Different types of medications —do you know what is what?

Different types of medications —do you know what is what?

Methotrexate, cortisone, synthetic and biological medications… It’s not always easy to keep track of the concepts. But what do the different medicines actually do? Elsa clarifies the terms.

Being involved in your treatment is often a key to feeling better. If you know the different types of medicines that can be considered in the treatment of rheumatic disease, and how they can help you feel better, it will also be easier to take an active part in the treatment.

The various medications that you may come into contact with when having a rheumatic disease can be divided into different groups according to how they work and what good they do. Different medications are often combined to achieve the desired effect.
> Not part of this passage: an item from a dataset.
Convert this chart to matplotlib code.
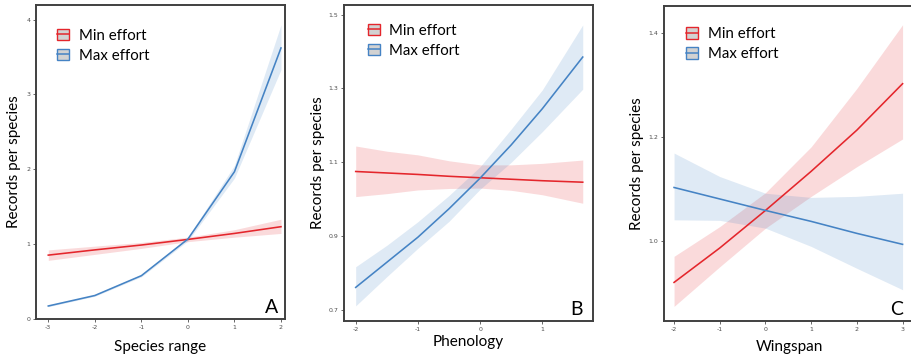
import matplotlib
matplotlib.use("Agg")
import matplotlib.pyplot as plt
from matplotlib.patches import Patch
from matplotlib.lines import Line2D

# panel A: species range
a_x = [-3, -2, -1, 0, 1, 2]
a_min = [0.85, 0.92, 0.985, 1.06, 1.14, 1.23]
a_min_lo = [0.78, 0.86, 0.94, 1.03, 1.09, 1.14]
a_min_hi = [0.92, 0.97, 1.02, 1.09, 1.19, 1.33]
a_max = [0.17, 0.31, 0.575, 1.065, 1.965, 3.62]
a_max_lo = [0.16, 0.30, 0.56, 1.04, 1.88, 3.33]
a_max_hi = [0.18, 0.32, 0.59, 1.09, 2.05, 3.93]

# panel B: phenology
b_x = [-2, -1.5, -1, -0.5, 0, 0.5, 1, 1.65]
b_min = [1.075, 1.071, 1.067, 1.062, 1.058, 1.054, 1.050, 1.046]
b_min_lo = [1.007, 1.015, 1.025, 1.029, 1.030, 1.024, 1.012, 0.989]
b_min_hi = [1.144, 1.130, 1.120, 1.104, 1.093, 1.093, 1.097, 1.106]
b_max = [0.761, 0.829, 0.897, 0.974, 1.057, 1.147, 1.245, 1.385]
b_max_lo = [0.711, 0.790, 0.867, 0.940, 1.027, 1.100, 1.183, 1.298]
b_max_hi = [0.817, 0.875, 0.939, 1.010, 1.088, 1.190, 1.296, 1.472]

# panel C: wingspan
c_x = [-2, -1, 0, 1, 2, 3]
c_min = [0.921, 0.987, 1.059, 1.134, 1.213, 1.302]
c_min_lo = [0.875, 0.951, 1.025, 1.086, 1.143, 1.196]
c_min_hi = [0.971, 1.028, 1.093, 1.181, 1.293, 1.415]
c_max = [1.103, 1.081, 1.059, 1.038, 1.015, 0.994]
c_max_lo = [1.041, 1.040, 1.025, 0.990, 0.948, 0.907]
c_max_hi = [1.169, 1.124, 1.092, 1.084, 1.086, 1.092]

red = "#e4262c"
blue = "#4583c4"
W, H = 911, 359
lab_font = "Lato"

fig = plt.figure(figsize=(W / 100, H / 100), dpi=100)


def make_ax(l, r, t, b):
    return fig.add_axes([l / W, 1 - b / H, (r - l) / W, (b - t) / H])


def panel(ax, x, mn, mn_lo, mn_hi, mx, mx_lo, mx_hi, xlim, ylim, xticks, yticks,
          xlab, letter, ylab_x, xlab_y, leg_x, leg_y, letter_x):
    ax.fill_between(x, mn_lo, mn_hi, color=red, alpha=0.17, lw=0)
    ax.fill_between(x, mx_lo, mx_hi, color=blue, alpha=0.17, lw=0)
    ax.plot(x, mn, color=red, lw=1.15)
    ax.plot(x, mx, color=blue, lw=1.15)
    ax.set_xlim(xlim)
    ax.set_ylim(ylim)
    ax.set_xticks(xticks)
    ax.set_yticks(yticks)
    ax.set_xticklabels([str(v) for v in xticks])
    ax.set_yticklabels([("%g" % v) if ylim[1] > 2 else "%.1f" % v for v in yticks])
    ax.tick_params(labelsize=4.5, labelcolor="#4d4d4d", color="#4d4d4d",
                   length=2.5, width=0.6, pad=1.5)
    for s in ax.spines.values():
        s.set_linewidth(1.4)
        s.set_color("#404040")
    ax.set_ylabel("Records per species", fontsize=11, family=lab_font, va="center")
    ax.yaxis.set_label_coords(ylab_x, 0.5)
    ax.set_xlabel(xlab, fontsize=11, family=lab_font, va="center")
    ax.xaxis.set_label_coords(0.5, xlab_y)
    handles = [
        (Patch(facecolor="#d2d2d2", edgecolor=red, lw=1.0), Line2D([], [], color=red, lw=1.1)),
        (Patch(facecolor="#d2d2d2", edgecolor=blue, lw=1.0), Line2D([], [], color=blue, lw=1.1)),
    ]
    ax.legend(handles, ["Min effort", "Max effort"], loc="upper left",
              bbox_to_anchor=(leg_x, leg_y), frameon=False,
              prop={"family": lab_font, "size": 10.8},
              handlelength=0.8, handleheight=0.8, handletextpad=0.65,
              labelspacing=0.4, borderpad=0, borderaxespad=0)
    ax.text(letter_x, 0.019, letter, transform=ax.transAxes, ha="right", va="baseline",
            fontsize=14, family=lab_font)


axA = make_ax(36, 285, 5, 319)
panel(axA, a_x, a_min, a_min_lo, a_min_hi, a_max, a_max_lo, a_max_hi,
      (-3.264, 2.086), (-0.004, 4.194), [-3, -2, -1, 0, 1, 2], [0, 1, 2, 3, 4],
      "Species range", "A", -0.09, -0.089, 0.084, 0.925, 0.972)

axB = make_ax(344, 593, 5, 321)
panel(axB, b_x, b_min, b_min_lo, b_min_hi, b_max, b_max_lo, b_max_hi,
      (-2.188, 1.815), (0.670, 1.526), [-2, -1, 0, 1], [0.7, 0.9, 1.1, 1.3, 1.5],
      "Phenology", "B", -0.104, -0.066, 0.095, 0.94, 0.96)

axC = make_ax(664, 914, 6, 321)
panel(axC, c_x, c_min, c_min_lo, c_min_hi, c_max, c_max_lo, c_max_hi,
      (-2.22, 3.25), (0.847, 1.451), [-2, -1, 0, 1, 2, 3], [1.0, 1.2, 1.4],
      "Wingspan", "C", -0.108, -0.083, 0.088, 0.933, 0.956)

fig.savefig("out.png", dpi=100)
Therefore, you have probably come across several of them.

There are three main groups of medicines:

  • disease modifying anti-rheumatic drugs (DMARDs)

  • cortisone

  • painkillers

DMARDs slow down the disease

The DMARDs are needed to slow down the course of the disease itself. They ensure that the overactive immune system attacking healthy parts of your body calms down, and can sometimes make you completely symptom-free, at least periodically.
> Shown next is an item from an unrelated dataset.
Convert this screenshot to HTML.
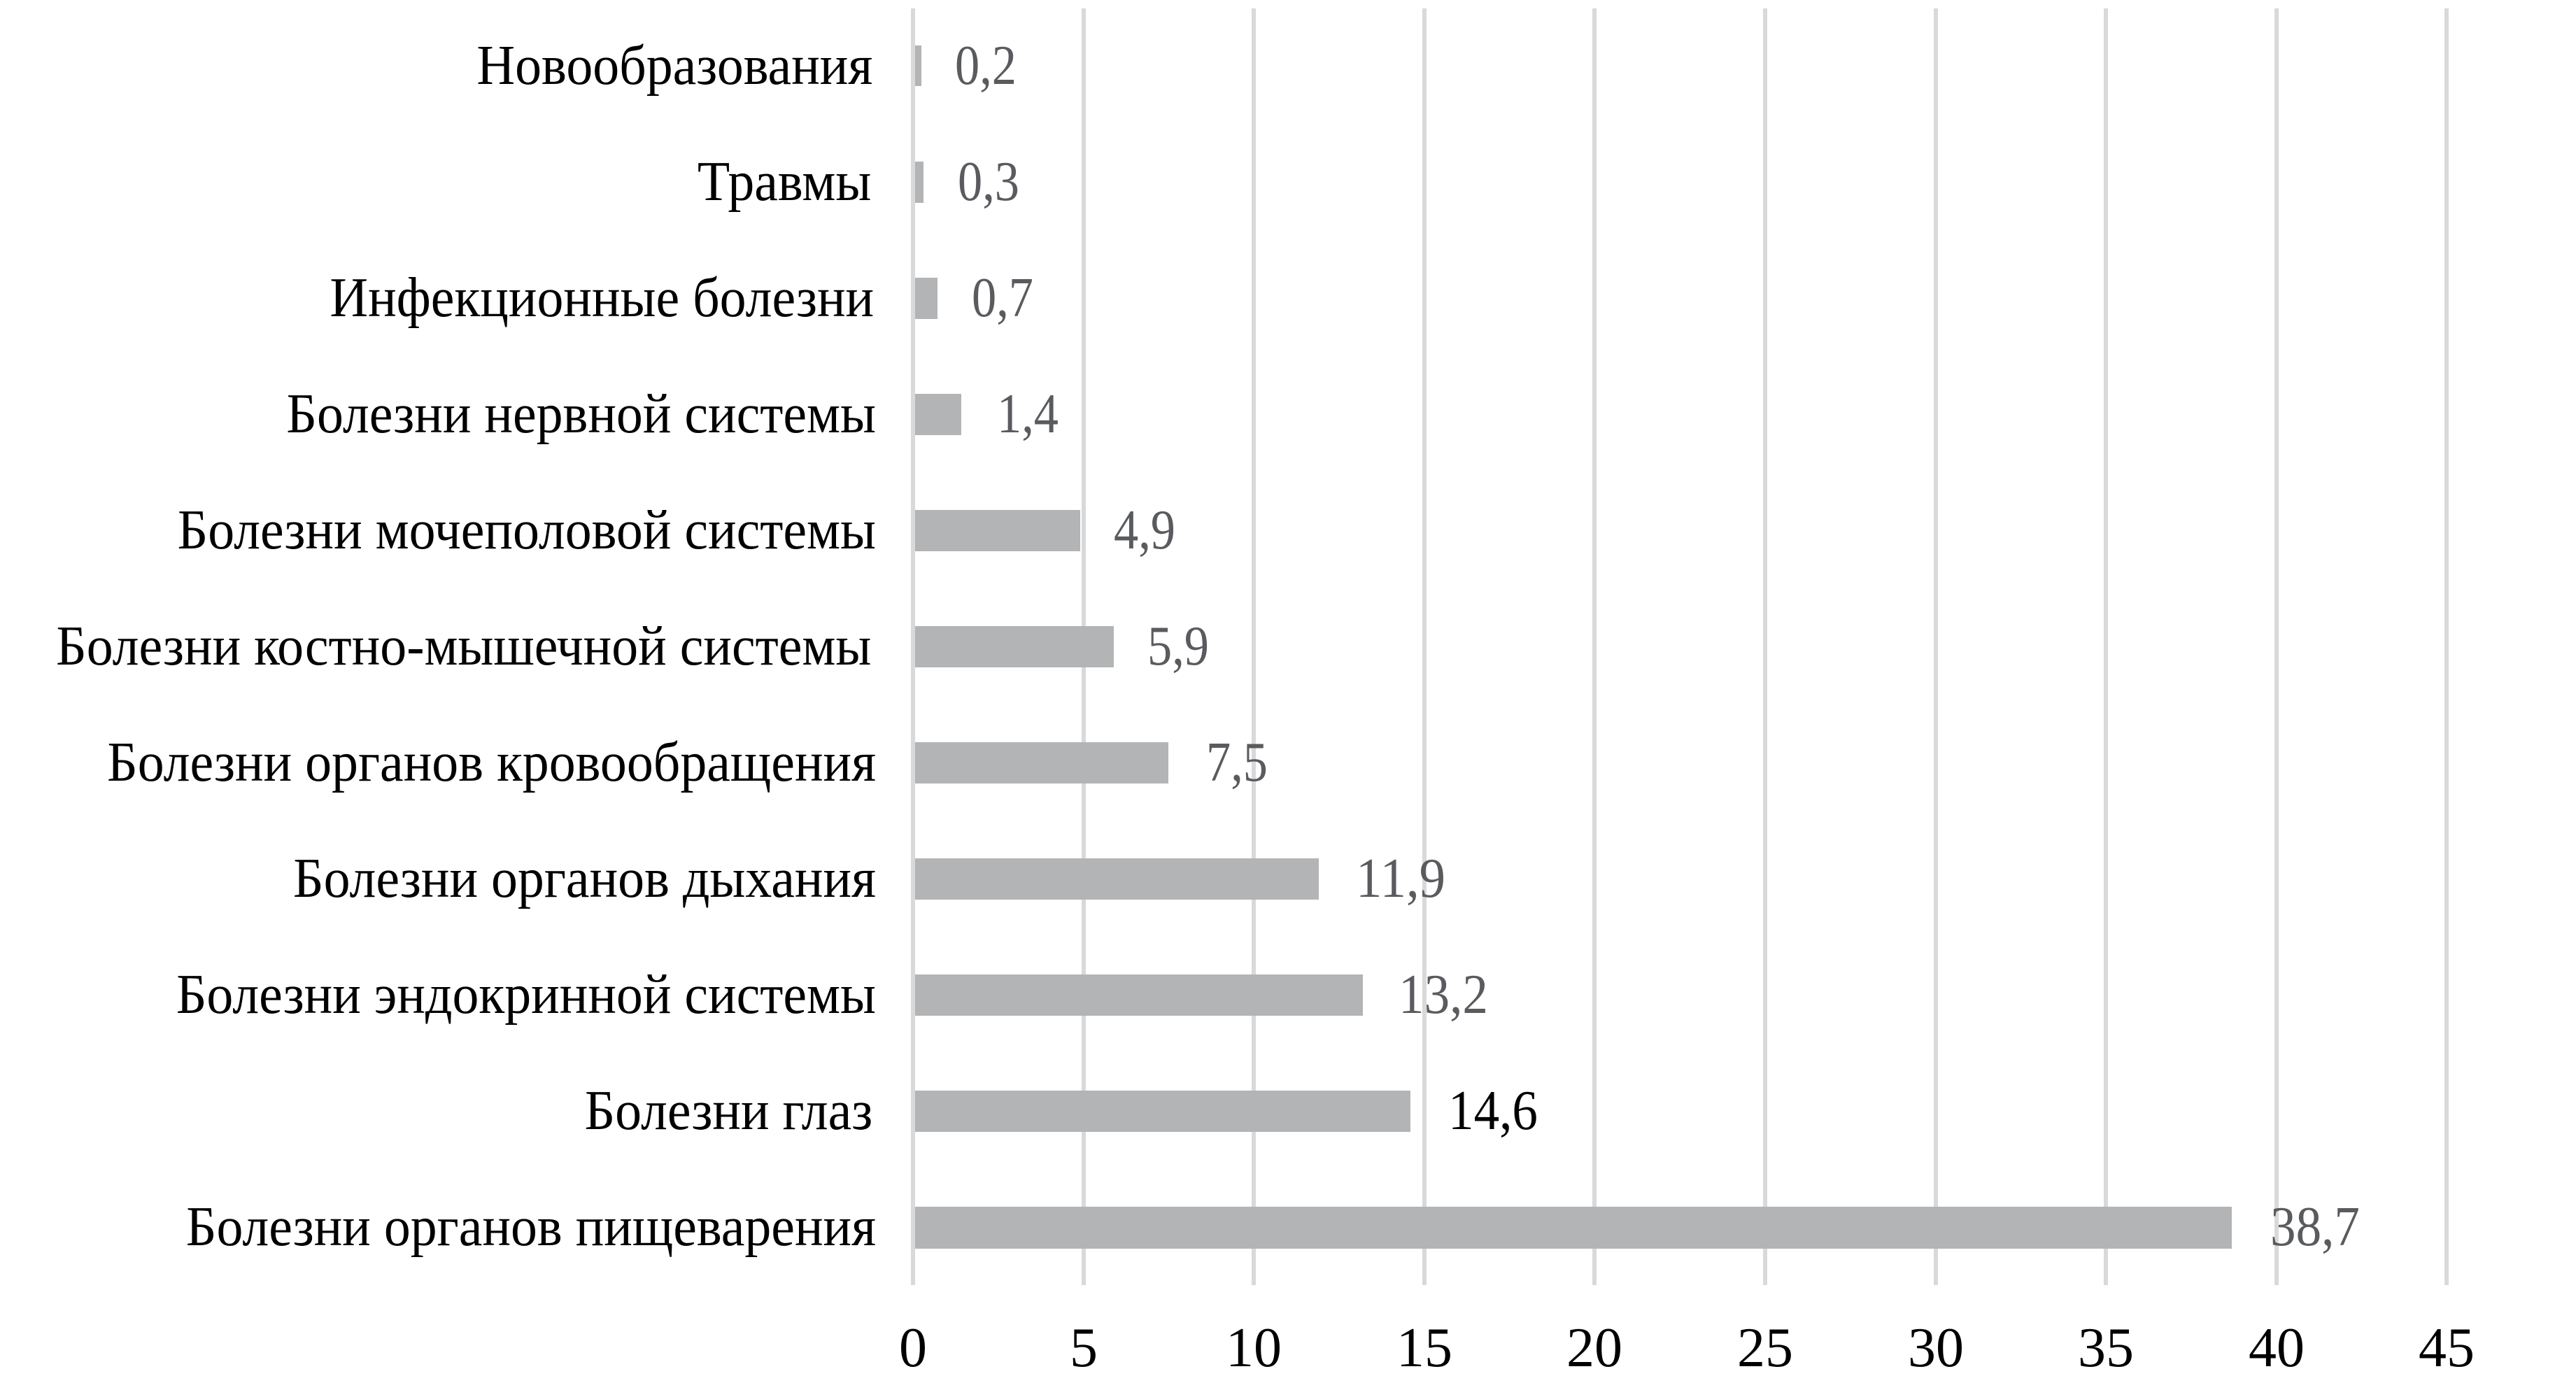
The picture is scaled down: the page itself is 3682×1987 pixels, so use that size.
<!DOCTYPE html>
<html><head><meta charset="utf-8"><style>html,body{margin:0;padding:0;background:#fff}svg{display:block}</style></head>
<body>
<svg width="3682" height="1987" viewBox="0 0 3682 1987" xmlns="http://www.w3.org/2000/svg" font-family="'Liberation Serif', serif" font-size="80">
<g stroke="#d9d9d9" stroke-width="6">
<line x1="1305" y1="12" x2="1305" y2="1837"/>
<line x1="1549" y1="12" x2="1549" y2="1837"/>
<line x1="1792" y1="12" x2="1792" y2="1837"/>
<line x1="2036" y1="12" x2="2036" y2="1837"/>
<line x1="2279" y1="12" x2="2279" y2="1837"/>
<line x1="2523" y1="12" x2="2523" y2="1837"/>
<line x1="2767" y1="12" x2="2767" y2="1837"/>
<line x1="3010" y1="12" x2="3010" y2="1837"/>
<line x1="3254" y1="12" x2="3254" y2="1837"/>
<line x1="3497" y1="12" x2="3497" y2="1837"/>
</g>
<g fill="#b3b4b5">
<rect x="1308" y="65" width="9" height="58"/>
<rect x="1308" y="231" width="12" height="59"/>
<rect x="1308" y="397" width="32" height="59"/>
<rect x="1308" y="563" width="66" height="59"/>
<rect x="1308" y="729" width="236" height="59"/>
<rect x="1308" y="895" width="284" height="59"/>
<rect x="1308" y="1061" width="362" height="59"/>
<rect x="1308" y="1227" width="577" height="59"/>
<rect x="1308" y="1393" width="640" height="59"/>
<rect x="1308" y="1559" width="708" height="59"/>
<rect x="1308" y="1725" width="1882" height="60"/>
</g>
<g text-anchor="end" fill="#000" transform="matrix(0.948 0 0 1 65.1 0)">
<text x="1247" y="120">Новообразования</text>
<text x="1245" y="286">Травмы</text>
<text x="1249" y="452">Инфекционные болезни</text>
<text x="1252" y="618">Болезни нервной системы</text>
<text x="1252" y="784">Болезни мочеполовой системы</text>
<text x="1245" y="950">Болезни костно-мышечной системы</text>
<text x="1252" y="1116">Болезни органов кровообращения</text>
<text x="1252" y="1282">Болезни органов дыхания</text>
<text x="1252" y="1448">Болезни эндокринной системы</text>
<text x="1247" y="1614">Болезни глаз</text>
<text x="1252" y="1780">Болезни органов пищеварения</text>
</g>
<g fill="#595b5e">
<text x="1365" y="120" textLength="88" lengthAdjust="spacingAndGlyphs">0,2</text>
<text x="1369" y="286" textLength="88" lengthAdjust="spacingAndGlyphs">0,3</text>
<text x="1389" y="452" textLength="88" lengthAdjust="spacingAndGlyphs">0,7</text>
<text x="1425" y="618" textLength="88" lengthAdjust="spacingAndGlyphs">1,4</text>
<text x="1592" y="784" textLength="88" lengthAdjust="spacingAndGlyphs">4,9</text>
<text x="1640" y="950" textLength="88" lengthAdjust="spacingAndGlyphs">5,9</text>
<text x="1724" y="1116" textLength="88" lengthAdjust="spacingAndGlyphs">7,5</text>
<text x="1938" y="1282" textLength="128" lengthAdjust="spacingAndGlyphs">11,9</text>
<text x="1999" y="1448" textLength="128" lengthAdjust="spacingAndGlyphs">13,2</text>
<text x="2070" y="1614" fill="#000" textLength="128" lengthAdjust="spacingAndGlyphs">14,6</text>
<text x="3245" y="1780" textLength="128" lengthAdjust="spacingAndGlyphs">38,7</text>
</g>
<g text-anchor="middle" fill="#000">
<text x="1305" y="1953">0</text>
<text x="1549" y="1953">5</text>
<text x="1792" y="1953">10</text>
<text x="2036" y="1953">15</text>
<text x="2279" y="1953">20</text>
<text x="2523" y="1953">25</text>
<text x="2767" y="1953">30</text>
<text x="3010" y="1953">35</text>
<text x="3254" y="1953">40</text>
<text x="3497" y="1953">45</text>
</g>
</svg>
</body></html>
DMARDs come in different forms; some in tablet form, others as a syringe, injection pen or drop.

The disease modifying anti-rheumatic drugs are divided into subgroups according to how they are prepared and work:

  • synthetic

  • synthetic and targeted

  • biological

Sometimes it can feel tempting to stop your disease modifying anti-rheumatic treatment simply because you feel good. None of us really want to be dependent on medicine, and perhaps we have an image of ourselves as someone who "does not take medicine unnecessarily". An important thing to know, however, is that it is precisely the DMARD that makes the rheumatic disease go unnoticed.


Cortisone reduces the inflammation

Unlike the DMARDs, cortisone does not slow down the disease itself, but is often given at the beginning of the disease to quickly control the inflammation. The cortisone is usually gradually reduced after a while and eventually not given at all when other medications have started to do their job. This should always be done in consultation with your doctor. 

Cortisone can be taken in several different ways, e.g. as tablets, syringes or drop. It is common to receive an injection directly into a specific joint to reduce local inflammation. (1)

Painkillers do not affect the course of the disease

As the name suggests, painkillers relieve the pain itself. However, it is important to know that they do not affect the course of the disease.

There are pain relievers that only make you feel less pain, and those that also reduce inflammation. The latter are called NSAIDs, Non-steroidal Anti-Inflammatory Drugs.

Painkillers are taken if need be—when you yourself feel there is a reason. Remember never to combine several NSAIDs, or to take them together with other painkillers, without consulting your doctor. The total dose may be too high and expose you to unnecessary risks. (2)

Worry and doubt

Having thoughts and questions about your medications is nothing strange—it can even be good because your thoughts can help you evaluate the situation. It can be difficult to know if the medicine is working as intended—should you be happy this way, or would you feel better with another medicine?

Side effects are another factor that can create uncertainty. Do you really have to put up with feeling bad or being tired all the time? Sometimes it can help just to change to another form of the preparation, e.g. from tablet to injection.

Make sure to discuss your questions with your doctor. You have the right to get answers to them.

Also remember that there are a lot of medications out there, so it may be worth the effort to try to find what works for you. Your doctor is an expert on medicine, and you are the expert on your experience. Together you can find what actually works in your particular case.